В 14. 20 пришел другой автобус, и путь в Польшу был открыт. Провинившимся водителям с нами ехать было не суждено – наложенный на них штраф был конкретен и велик.
- Что же вы, ребята, из говна сметану делаете? - Посетовал им сердобольный белорусский пограничник. Ответа мы не услышали. Зато в Польше нас бесплатно, за счет фирмы накормили обедом – гуляшовым супом и скабовой (свиной отбивной в панировочных сухарях) с картошкой и свежей красной капустой. Нет худа без добра. В Варшаве времени оставалось только на туалет. Мы сели уже в третий автобус, который и был с нами все время в пути. На вопрос – работает ли в нем туалет, пожилой седовласый водитель улыбнулся:
– Та вы не волнуйтеся. Он ешчо нэ полный. Всэм хватыт.
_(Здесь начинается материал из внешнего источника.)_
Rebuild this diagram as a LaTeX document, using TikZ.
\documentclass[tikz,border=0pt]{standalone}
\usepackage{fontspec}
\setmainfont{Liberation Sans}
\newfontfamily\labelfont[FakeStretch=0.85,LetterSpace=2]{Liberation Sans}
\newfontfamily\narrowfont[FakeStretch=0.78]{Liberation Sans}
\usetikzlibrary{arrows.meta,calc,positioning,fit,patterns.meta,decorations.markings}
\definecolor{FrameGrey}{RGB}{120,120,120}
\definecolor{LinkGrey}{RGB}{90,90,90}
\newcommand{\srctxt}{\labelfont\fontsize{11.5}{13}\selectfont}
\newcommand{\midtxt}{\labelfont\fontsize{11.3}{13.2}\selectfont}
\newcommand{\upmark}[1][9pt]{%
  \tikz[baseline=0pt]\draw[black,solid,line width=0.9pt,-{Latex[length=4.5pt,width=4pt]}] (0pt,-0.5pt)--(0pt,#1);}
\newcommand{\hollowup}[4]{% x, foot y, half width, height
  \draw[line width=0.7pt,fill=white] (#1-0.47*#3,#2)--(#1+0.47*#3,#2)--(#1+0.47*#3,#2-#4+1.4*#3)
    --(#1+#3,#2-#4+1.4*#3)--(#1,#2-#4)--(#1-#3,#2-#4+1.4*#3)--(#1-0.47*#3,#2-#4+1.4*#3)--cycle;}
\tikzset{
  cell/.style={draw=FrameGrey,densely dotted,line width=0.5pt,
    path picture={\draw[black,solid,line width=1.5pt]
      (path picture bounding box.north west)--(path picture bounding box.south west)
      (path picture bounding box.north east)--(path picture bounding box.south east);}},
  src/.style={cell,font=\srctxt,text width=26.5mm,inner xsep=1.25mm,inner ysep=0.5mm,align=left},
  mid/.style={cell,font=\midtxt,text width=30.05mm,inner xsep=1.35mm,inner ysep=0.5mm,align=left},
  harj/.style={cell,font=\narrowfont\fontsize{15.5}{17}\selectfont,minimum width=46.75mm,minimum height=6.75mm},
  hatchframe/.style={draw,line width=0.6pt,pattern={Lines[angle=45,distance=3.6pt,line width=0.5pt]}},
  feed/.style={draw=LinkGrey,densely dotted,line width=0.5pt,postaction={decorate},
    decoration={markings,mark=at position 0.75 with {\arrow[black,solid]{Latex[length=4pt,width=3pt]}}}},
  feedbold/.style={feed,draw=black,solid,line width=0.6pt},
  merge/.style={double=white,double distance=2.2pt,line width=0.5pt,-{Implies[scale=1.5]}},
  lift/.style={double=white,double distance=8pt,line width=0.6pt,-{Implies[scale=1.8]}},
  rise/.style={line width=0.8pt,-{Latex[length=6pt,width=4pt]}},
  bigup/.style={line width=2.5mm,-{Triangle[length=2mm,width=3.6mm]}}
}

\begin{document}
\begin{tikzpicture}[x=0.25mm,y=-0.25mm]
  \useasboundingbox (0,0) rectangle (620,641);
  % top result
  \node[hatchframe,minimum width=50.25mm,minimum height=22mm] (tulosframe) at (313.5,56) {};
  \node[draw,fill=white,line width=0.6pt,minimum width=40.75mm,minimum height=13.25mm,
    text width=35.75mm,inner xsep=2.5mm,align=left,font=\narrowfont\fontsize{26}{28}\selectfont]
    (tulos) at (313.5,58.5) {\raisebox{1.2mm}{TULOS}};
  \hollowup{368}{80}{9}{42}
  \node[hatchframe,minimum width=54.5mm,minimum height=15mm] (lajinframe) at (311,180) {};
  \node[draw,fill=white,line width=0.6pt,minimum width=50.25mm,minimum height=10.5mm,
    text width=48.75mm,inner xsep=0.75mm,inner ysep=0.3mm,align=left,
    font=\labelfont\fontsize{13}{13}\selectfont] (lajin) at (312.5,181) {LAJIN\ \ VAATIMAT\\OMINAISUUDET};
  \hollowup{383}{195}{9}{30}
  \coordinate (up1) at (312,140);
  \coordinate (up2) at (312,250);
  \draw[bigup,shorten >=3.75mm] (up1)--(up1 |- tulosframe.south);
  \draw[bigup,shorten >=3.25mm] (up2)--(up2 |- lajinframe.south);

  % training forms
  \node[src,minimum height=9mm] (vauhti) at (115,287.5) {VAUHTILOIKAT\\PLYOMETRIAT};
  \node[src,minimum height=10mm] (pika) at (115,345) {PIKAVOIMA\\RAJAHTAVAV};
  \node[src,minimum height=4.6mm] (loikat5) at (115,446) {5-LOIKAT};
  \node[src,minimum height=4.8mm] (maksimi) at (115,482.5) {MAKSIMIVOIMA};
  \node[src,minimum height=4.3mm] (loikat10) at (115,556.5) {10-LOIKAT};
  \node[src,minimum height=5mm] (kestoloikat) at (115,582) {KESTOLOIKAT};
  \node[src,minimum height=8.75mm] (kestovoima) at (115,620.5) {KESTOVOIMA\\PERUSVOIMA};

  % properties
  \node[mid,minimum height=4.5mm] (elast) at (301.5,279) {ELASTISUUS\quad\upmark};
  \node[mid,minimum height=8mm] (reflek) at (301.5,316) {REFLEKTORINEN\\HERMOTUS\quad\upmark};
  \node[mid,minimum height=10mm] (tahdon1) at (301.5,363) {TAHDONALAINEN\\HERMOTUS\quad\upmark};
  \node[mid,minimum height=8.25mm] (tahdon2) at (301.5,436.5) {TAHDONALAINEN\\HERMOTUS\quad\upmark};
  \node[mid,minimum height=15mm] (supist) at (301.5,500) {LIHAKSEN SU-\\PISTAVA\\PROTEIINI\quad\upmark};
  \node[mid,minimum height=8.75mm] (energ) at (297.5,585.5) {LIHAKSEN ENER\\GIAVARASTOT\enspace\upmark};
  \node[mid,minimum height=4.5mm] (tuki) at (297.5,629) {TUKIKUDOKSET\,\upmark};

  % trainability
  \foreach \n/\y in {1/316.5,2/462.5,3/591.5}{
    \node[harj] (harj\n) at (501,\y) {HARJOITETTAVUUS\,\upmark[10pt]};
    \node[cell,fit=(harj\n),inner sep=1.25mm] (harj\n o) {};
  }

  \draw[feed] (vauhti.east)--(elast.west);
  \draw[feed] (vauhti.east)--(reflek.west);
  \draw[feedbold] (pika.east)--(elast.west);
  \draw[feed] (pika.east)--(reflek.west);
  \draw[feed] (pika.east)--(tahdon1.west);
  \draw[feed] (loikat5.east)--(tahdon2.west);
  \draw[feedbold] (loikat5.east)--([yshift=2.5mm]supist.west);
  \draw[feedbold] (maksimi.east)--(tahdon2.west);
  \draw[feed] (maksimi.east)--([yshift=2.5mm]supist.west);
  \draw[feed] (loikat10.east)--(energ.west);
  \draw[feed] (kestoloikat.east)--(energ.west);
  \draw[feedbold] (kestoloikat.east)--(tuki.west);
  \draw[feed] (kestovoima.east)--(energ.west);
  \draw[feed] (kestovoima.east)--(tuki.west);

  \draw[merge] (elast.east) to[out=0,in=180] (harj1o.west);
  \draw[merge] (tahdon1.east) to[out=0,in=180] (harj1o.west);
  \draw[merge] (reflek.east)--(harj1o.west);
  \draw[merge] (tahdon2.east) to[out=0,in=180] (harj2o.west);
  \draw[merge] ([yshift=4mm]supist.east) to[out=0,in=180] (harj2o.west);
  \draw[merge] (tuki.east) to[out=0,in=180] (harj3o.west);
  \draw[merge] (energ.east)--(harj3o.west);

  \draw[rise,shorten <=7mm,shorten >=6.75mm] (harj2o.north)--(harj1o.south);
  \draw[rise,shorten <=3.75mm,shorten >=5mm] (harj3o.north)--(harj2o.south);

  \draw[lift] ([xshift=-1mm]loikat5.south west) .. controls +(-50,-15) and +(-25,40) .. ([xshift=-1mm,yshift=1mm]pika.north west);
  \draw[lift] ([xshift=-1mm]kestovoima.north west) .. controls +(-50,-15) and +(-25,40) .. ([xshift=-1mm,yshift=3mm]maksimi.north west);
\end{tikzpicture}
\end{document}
В трехзвездном отеле «Барановский» ночевка. Комната мансардного типа. Идешь по коридору – свет включается. Прошел – потух. Утром завтрак – и в Германию. Знакомые сосны (проезжал в декабре 2004 года). В окно влетел маленький зеленый жук. Дождь. В Берлине – та же остановка у зоопарка, что и в декабре 2004 года. На сосне номер – 37. Подошел к соседнему дереву – 36. Молодцы, немцы.
Я люблю прохладную влажную погоду. Но дождь усилился не на шутку. Пришлось покупать зонт. (Дома зонт сломан). Огромный парк. Утки на пруду. Город готовился к чемпионату мира по футболу. Повсюду стройка. Возводят временные сцены и т. д.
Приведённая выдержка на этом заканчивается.